In January 2001, the station flipped to adult contemporary as "Sunny 106.1". After Citadel Broadcasting acquired the station in 2005, they flipped it to "Martini 106.1" on November 15 of that same year, along with the WMTI call letters. Originally, WMTI started with a hybrid Smooth Jazz/Adult Standards format, but evolved back to its previous format by adopting a Soft AC direction in early 2007, putting them in direct competition with rival WLMG.

On December 3, 2007, WMTI flipped to oldies, using the satellite feed from ABC Radio's "True Oldies" format. Citadel merged with Cumulus Media on September 16, 2011.

WMTI logo as "The Ticket" (2012–2015)

On January 2, 2012, WMTI changed their format to sports talk, branded as "The Ticket". Most of the station's programming came from CBS Sports Radio. The station had one local afternoon show, The Sports Hangover, hosted by Gus Kattengell. The Ticket hung around for two years, but by the summer of 2015, ratings had dropped precipitously to a 0.7 Nielsen share (still trending up from a 0.0 in the spring ratings.)

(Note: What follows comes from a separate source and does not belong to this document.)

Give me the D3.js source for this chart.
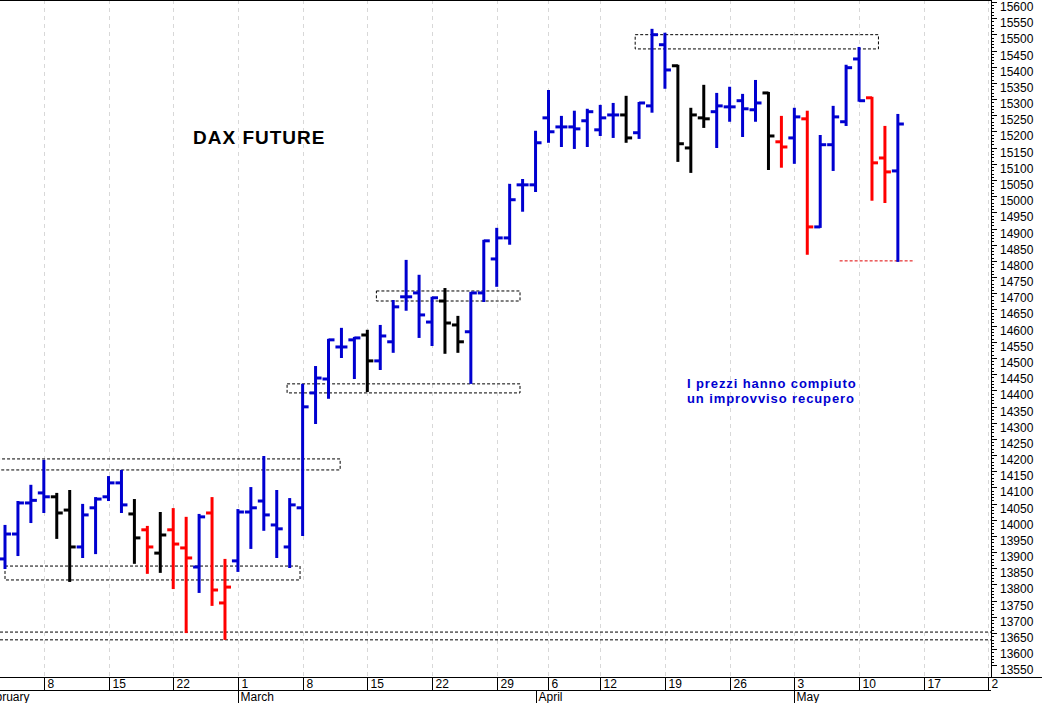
<!DOCTYPE html>
<html><head><meta charset="utf-8">
<script src="https://cdn.jsdelivr.net/npm/d3@7"></script>
<style>body{margin:0;background:#fff}svg{display:block}</style>
</head><body><svg id="c" width="1042" height="703"></svg>
<script>
// trading days (categories)
const dates = ["2021-02-03","2021-02-04","2021-02-05","2021-02-08","2021-02-09","2021-02-10","2021-02-11","2021-02-12","2021-02-15","2021-02-16","2021-02-17","2021-02-18","2021-02-19","2021-02-22","2021-02-23","2021-02-24","2021-02-25","2021-02-26",
"2021-03-01","2021-03-02","2021-03-03","2021-03-04","2021-03-05","2021-03-08","2021-03-09","2021-03-10","2021-03-11","2021-03-12","2021-03-15","2021-03-16","2021-03-17","2021-03-18","2021-03-19","2021-03-22","2021-03-23","2021-03-24","2021-03-25","2021-03-26","2021-03-29","2021-03-30","2021-03-31",
"2021-04-01","2021-04-06","2021-04-07","2021-04-08","2021-04-09","2021-04-12","2021-04-13","2021-04-14","2021-04-15","2021-04-16","2021-04-19","2021-04-20","2021-04-21","2021-04-22","2021-04-23","2021-04-26","2021-04-27","2021-04-28","2021-04-29","2021-04-30",
"2021-05-03","2021-05-04","2021-05-05","2021-05-06","2021-05-07","2021-05-10","2021-05-11","2021-05-12","2021-05-13"];
const openV  = [13879,13956,14052,14083,14071,14030,13916,14037,14071,14114,14018,13969,13897,13969,13913,13854,14021,13743,
13873,14024,14058,13984,13916,14037,14392,14435,14534,14556,14571,14491,14550,14689,14701,14611,14676,14602,14581,14701,14806,14871,15035,
15035,15242,15214,15214,15233,15205,15251,15251,15196,15279,15468,15403,15149,15242,15261,15276,15295,15267,15319,15168,
15180,15239,14905,15159,15230,15424,15304,15118,15078];
const highV  = [13981,14055,14105,14182,14080,14089,14046,14067,14132,14151,14061,13978,14021,14033,14006,14015,14067,13876,
14030,14098,14194,14089,14064,14417,14472,14556,14590,14562,14584,14599,14676,14800,14754,14686,14713,14627,14701,14862,14899,15035,15050,
15199,15325,15245,15261,15267,15279,15285,15307,15288,15514,15502,15403,15270,15341,15316,15335,15313,15356,15319,15245,
15270,15261,15186,15276,15403,15458,15304,15214,15251];
const lowV   = [13851,13891,13993,14024,13944,13811,13885,13897,14061,14024,13867,13836,13839,13789,13653,13777,13737,13632,
13842,13913,13969,13885,13854,13953,14299,14377,14503,14438,14398,14466,14519,14649,14565,14540,14516,14519,14423,14676,14723,14853,14955,
15016,15168,15155,15149,15155,15189,15183,15168,15180,15261,15335,15109,15075,15214,15152,15233,15186,15233,15084,15091,
15103,14822,14905,15081,15220,15295,14989,14982,14800];
const closeV = [13956,14052,14060,14071,14021,13916,14015,14064,14114,14046,13944,13916,13953,13925,13882,14009,13783,13792,
14024,14037,14015,13972,14046,14349,14438,14556,14534,14562,14491,14568,14658,14689,14633,14686,14608,14550,14701,14862,14871,14989,15035,
15165,15199,15214,15208,15261,15242,15251,15180,15288,15499,15390,15162,15251,15239,15279,15276,15270,15288,15186,15152,
15245,14905,15159,15245,15397,15295,15103,15075,15223];
const signal = "bbbbkkbbbbkrkrrbrr" + "bbbbbbbbbbkbbbbbkkbbbbb" + "b" + "bbbbbbkbbbkkkbbbbkr" + "brbbb" + "brrb";
const yTicks = d3.range(13550, 15601, 50);
const weekTicks = [["2021-02-08","8"],["2021-02-15","15"],["2021-02-22","22"],["2021-03-01","1"],["2021-03-08","8"],["2021-03-15","15"],["2021-03-22","22"],["2021-03-29","29"],["2021-04-06","6"],["2021-04-12","12"],["2021-04-19","19"],["2021-04-26","26"],["2021-05-03","3"],["2021-05-10","10"],["2021-05-17","17"],["2021-05-24","2"]];
const months = [["February",-2],["March","2021-03-01"],["April","2021-04-01"],["May","2021-05-03"]];
// annotation zones: [fromIndex, toIndex, low, high]
const zones = [[-1,25.9,14154,14188],[0,22.8,13814,13857],[21.8,39.8,14392,14420],[28.7,39.8,14676,14707],[48.7,67.5,15455,15499]];
const levelLines = [[13653,"#000"],[13629,"#000"]];
const supportLine = [64.5,70.3,14800];

const colorOf = {b:"#0000d0",k:"#000000",r:"#ff0000"};
const idx = d => {
  const i = dates.indexOf(d);
  if (i >= 0) return i;
  const extra = {"2021-05-17":71,"2021-05-24":76};
  return extra[d];
};
const svg = d3.select("#c");
const x = d3.scaleLinear().domain([0,76]).range([5, 5+12.94*76]);
const y = d3.scaleLinear().domain([13550,15600]).range([665.4, 2]);
const R = 991, B = 677;
const FONT = "Arial, Liberation Sans, sans-serif";

// grid
weekTicks.forEach(([d]) => {
  const xi = Math.round(x(idx(d))) + 0.5;
  svg.append("line").attr("x1",xi).attr("x2",xi).attr("y1",0).attr("y2",B)
    .attr("stroke","#d8d8d8").attr("stroke-dasharray","4,4");
});
// zones
zones.forEach(([a,b,lo,hi]) => {
  svg.append("rect").attr("x",x(a)).attr("y",y(hi)).attr("width",x(b)-x(a)).attr("height",y(lo)-y(hi))
    .attr("fill","none").attr("stroke","#000").attr("stroke-dasharray","3,2");
});
levelLines.forEach(([v,c]) => {
  svg.append("line").attr("x1",0).attr("x2",R).attr("y1",y(v)).attr("y2",y(v))
    .attr("stroke",c).attr("stroke-dasharray","3,2");
});
svg.append("line").attr("x1",x(supportLine[0])).attr("x2",x(supportLine[1]))
  .attr("y1",y(supportLine[2])).attr("y2",y(supportLine[2])).attr("stroke","#e00000").attr("stroke-dasharray","3,2");

// bars
const g = svg.append("g").attr("stroke-width",3);
dates.forEach((d,i) => {
  const c = colorOf[signal[i]], xi = x(i);
  g.append("line").attr("x1",xi).attr("x2",xi).attr("y1",y(highV[i])-1).attr("y2",y(lowV[i])+1).attr("stroke",c);
  g.append("line").attr("x1",xi-6).attr("x2",xi).attr("y1",y(openV[i])).attr("y2",y(openV[i])).attr("stroke",c);
  g.append("line").attr("x1",xi).attr("x2",xi+6).attr("y1",y(closeV[i])).attr("y2",y(closeV[i])).attr("stroke",c);
});

// frame
svg.append("line").attr("x1",0).attr("x2",R).attr("y1",0.5).attr("y2",0.5).attr("stroke","#000");
svg.append("line").attr("x1",R+0.5).attr("x2",R+0.5).attr("y1",0).attr("y2",B).attr("stroke","#000");
svg.append("line").attr("x1",0).attr("x2",1042).attr("y1",B+0.5).attr("y2",B+0.5).attr("stroke","#000");
svg.append("line").attr("x1",0).attr("x2",R).attr("y1",690.5).attr("y2",690.5).attr("stroke","#000");

// y axis
const ya = svg.append("g").attr("font-family",FONT).attr("font-size",12);
d3.range(13550,15601,10).forEach(v => {
  const major = v % 50 === 0;
  ya.append("line").attr("x1",R).attr("x2",R+(major?6:3)).attr("y1",Math.round(y(v))+0.5).attr("y2",Math.round(y(v))+0.5).attr("stroke","#000");
});
yTicks.forEach(v => {
  ya.append("text").attr("x",R+9).attr("y",y(v)+9).text(v).attr("fill","#000");
});

// x axis
const xa = svg.append("g").attr("font-family",FONT).attr("font-size",12);
weekTicks.forEach(([d,l]) => {
  const xi = Math.round(x(idx(d))) + 0.5;
  xa.append("line").attr("x1",xi).attr("x2",xi).attr("y1",B).attr("y2",690).attr("stroke","#000");
  xa.append("text").attr("x",xi+3).attr("y",688).text(l);
});
months.forEach(([m,d]) => {
  const xi = Math.round(typeof d === "number" ? x(d) : x(idx(d))) + 0.5;
  xa.append("line").attr("x1",xi).attr("x2",xi).attr("y1",690).attr("y2",703).attr("stroke","#000");
  xa.append("text").attr("x",xi+2).attr("y",701).text(m);
});

// texts
svg.append("text").attr("x",193).attr("y",144).attr("font-family",FONT)
  .attr("font-size",19).attr("font-weight","bold").attr("letter-spacing",1).text("DAX FUTURE");
const note = svg.append("text").attr("font-family",FONT).attr("font-size",13)
  .attr("font-weight","bold").attr("fill","#0000d0").attr("letter-spacing",0.9);
note.append("tspan").attr("x",687).attr("y",388).text("I prezzi hanno compiuto");
note.append("tspan").attr("x",687).attr("y",403).text("un improvviso recupero");
</script></body></html>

On August 26, 2015, WMTI abruptly dropped the sports format in the middle of The Jim Rome Show and began stunting with a loop of "It's the End of the World as We Know It (And I Feel Fine)" by R.E.M. and "The Zephyr Song" by the Red Hot Chili Peppers, telling the audience to listen the following day at 3 PM. At that time, WMTI flipped back to alternative as "106.1 The Underground". The first song under the format was "Good" by Baton Rouge band Better Than Ezra. On September 3, 2015, WMTI changed their call letters to WZRH.

On June 19, 2017, at noon, WZRH swapped formats and call signs with WRKN, as WZRH returned to country, branded as Nash FM 106.1 under the WRKN calls. In November 2018, the station quietly switched to the Nash Icon branding and playlist (and replacing Nash FM's Ty, Kelly & Chuck and Nash Nights Live with syndicated airstaff from WestwoodOne's Nash Icon network).

On March 1, 2024, WRKN changed their format from country back to sports, becoming "106.1 The Ticket" again.

On March 18, 2025, WRKN swapped formats with KKND.